_Brief:_ Up to and including the line with "plt.rcParams['font.family'] = ['Liberation", return every line from the start of the entries below exactly.

Rows from a dataset of charts and code
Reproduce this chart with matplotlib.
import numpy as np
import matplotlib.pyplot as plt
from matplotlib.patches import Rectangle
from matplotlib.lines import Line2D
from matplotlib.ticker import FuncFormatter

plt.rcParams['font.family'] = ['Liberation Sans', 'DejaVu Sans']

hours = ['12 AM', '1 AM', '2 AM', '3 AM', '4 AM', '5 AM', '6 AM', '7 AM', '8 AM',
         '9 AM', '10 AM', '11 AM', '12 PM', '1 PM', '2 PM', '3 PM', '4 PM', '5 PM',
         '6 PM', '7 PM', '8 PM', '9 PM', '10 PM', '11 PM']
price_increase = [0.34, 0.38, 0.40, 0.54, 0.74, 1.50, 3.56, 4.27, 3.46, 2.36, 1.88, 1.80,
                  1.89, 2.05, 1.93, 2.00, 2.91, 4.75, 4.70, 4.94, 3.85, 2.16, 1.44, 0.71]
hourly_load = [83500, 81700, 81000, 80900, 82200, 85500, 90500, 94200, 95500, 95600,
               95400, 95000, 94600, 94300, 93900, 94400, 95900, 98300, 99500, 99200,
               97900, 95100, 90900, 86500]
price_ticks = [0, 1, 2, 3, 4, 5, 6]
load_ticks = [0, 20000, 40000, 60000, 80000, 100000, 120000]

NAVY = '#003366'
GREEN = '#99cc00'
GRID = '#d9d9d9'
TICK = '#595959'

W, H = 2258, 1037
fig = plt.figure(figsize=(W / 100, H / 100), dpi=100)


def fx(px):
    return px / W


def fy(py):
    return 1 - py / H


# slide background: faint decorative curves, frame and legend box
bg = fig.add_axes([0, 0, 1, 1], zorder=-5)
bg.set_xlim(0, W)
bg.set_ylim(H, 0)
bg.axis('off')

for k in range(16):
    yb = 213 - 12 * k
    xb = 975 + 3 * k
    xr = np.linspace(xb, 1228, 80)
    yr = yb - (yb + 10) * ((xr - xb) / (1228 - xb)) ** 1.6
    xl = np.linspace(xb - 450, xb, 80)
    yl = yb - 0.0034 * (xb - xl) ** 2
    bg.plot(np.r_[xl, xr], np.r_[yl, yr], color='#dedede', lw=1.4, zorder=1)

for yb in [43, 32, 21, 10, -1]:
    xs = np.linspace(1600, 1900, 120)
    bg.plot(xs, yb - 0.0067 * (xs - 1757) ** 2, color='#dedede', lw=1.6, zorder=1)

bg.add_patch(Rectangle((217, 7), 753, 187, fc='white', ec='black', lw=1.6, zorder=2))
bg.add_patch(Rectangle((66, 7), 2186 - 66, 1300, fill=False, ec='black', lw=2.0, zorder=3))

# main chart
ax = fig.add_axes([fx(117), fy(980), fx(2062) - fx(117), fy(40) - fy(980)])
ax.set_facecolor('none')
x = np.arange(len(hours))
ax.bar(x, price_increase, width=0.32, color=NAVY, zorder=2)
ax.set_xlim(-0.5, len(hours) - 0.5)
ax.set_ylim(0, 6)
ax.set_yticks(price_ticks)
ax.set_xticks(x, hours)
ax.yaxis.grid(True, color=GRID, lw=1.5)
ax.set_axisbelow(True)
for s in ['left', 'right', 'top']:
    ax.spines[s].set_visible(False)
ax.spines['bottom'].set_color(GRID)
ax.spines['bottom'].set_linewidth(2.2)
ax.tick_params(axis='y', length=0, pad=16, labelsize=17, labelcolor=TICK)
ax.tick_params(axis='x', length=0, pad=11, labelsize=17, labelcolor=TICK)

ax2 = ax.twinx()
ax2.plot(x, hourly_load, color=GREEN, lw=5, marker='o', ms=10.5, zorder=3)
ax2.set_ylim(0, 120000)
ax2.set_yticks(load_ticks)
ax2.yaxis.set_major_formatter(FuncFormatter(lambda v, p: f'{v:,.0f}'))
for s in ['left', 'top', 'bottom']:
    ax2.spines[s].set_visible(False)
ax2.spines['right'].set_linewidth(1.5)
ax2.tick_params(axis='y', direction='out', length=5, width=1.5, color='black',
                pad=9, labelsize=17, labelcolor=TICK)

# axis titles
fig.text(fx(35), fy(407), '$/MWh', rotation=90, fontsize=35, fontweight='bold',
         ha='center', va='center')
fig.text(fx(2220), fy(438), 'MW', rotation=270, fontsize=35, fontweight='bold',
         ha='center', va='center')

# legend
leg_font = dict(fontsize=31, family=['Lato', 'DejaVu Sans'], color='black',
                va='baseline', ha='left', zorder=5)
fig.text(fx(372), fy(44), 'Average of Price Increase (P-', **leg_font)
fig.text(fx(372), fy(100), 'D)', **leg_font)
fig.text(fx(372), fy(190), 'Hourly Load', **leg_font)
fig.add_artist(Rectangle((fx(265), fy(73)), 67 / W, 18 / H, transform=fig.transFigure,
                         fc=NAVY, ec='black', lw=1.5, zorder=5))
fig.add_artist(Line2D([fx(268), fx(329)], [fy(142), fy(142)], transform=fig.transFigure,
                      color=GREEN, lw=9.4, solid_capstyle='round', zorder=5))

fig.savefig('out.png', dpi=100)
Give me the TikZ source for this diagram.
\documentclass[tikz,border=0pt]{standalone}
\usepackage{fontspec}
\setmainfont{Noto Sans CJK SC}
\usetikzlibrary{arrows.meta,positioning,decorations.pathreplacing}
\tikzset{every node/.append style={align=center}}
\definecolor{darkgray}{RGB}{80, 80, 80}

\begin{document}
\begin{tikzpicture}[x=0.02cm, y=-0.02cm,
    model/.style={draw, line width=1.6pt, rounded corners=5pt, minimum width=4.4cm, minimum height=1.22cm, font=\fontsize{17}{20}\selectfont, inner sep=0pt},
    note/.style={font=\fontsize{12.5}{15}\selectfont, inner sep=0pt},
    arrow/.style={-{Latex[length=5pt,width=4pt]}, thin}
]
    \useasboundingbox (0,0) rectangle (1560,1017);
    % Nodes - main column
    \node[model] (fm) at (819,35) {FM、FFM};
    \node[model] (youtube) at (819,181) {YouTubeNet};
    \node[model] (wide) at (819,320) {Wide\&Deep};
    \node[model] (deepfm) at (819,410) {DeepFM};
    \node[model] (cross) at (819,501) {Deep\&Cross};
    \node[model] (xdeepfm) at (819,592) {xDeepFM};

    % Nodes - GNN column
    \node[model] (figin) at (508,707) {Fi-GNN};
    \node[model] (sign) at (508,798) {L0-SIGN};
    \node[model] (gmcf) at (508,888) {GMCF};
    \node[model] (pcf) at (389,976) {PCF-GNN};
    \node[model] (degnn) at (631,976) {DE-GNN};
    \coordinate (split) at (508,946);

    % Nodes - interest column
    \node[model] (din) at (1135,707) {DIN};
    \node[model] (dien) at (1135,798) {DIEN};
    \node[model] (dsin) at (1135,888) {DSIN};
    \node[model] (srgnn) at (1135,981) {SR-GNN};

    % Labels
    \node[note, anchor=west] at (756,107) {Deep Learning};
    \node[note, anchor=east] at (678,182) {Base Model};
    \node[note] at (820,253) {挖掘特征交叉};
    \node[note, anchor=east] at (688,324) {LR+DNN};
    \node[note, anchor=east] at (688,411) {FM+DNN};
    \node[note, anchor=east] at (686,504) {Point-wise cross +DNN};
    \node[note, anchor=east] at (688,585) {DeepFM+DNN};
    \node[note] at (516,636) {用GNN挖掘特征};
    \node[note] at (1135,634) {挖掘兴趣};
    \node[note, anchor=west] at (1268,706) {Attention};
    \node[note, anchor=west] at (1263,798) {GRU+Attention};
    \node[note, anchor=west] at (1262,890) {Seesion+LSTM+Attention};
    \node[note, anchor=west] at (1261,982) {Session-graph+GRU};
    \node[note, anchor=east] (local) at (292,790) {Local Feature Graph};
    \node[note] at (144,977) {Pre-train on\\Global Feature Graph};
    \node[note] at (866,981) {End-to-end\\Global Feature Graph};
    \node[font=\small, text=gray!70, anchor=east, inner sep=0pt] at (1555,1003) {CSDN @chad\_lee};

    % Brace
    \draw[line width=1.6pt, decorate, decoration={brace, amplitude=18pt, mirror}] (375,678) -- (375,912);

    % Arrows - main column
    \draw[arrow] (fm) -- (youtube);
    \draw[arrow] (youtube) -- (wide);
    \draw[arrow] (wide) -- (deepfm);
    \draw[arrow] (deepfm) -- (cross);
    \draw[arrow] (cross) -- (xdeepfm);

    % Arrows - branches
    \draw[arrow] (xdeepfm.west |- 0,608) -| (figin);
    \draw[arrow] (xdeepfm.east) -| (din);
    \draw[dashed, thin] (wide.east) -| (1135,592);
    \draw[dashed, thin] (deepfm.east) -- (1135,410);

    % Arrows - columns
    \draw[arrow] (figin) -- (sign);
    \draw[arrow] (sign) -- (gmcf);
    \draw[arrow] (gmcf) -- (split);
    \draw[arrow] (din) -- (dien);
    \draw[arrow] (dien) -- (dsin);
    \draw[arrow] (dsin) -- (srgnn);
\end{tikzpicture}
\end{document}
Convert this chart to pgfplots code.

_Exercise result:_
Reproduce this chart with matplotlib.
import numpy as np
import matplotlib.pyplot as plt
from matplotlib.patches import Rectangle
from matplotlib.lines import Line2D
from matplotlib.ticker import FuncFormatter

plt.rcParams['font.family'] = ['Liberation Sans', 'DejaVu Sans']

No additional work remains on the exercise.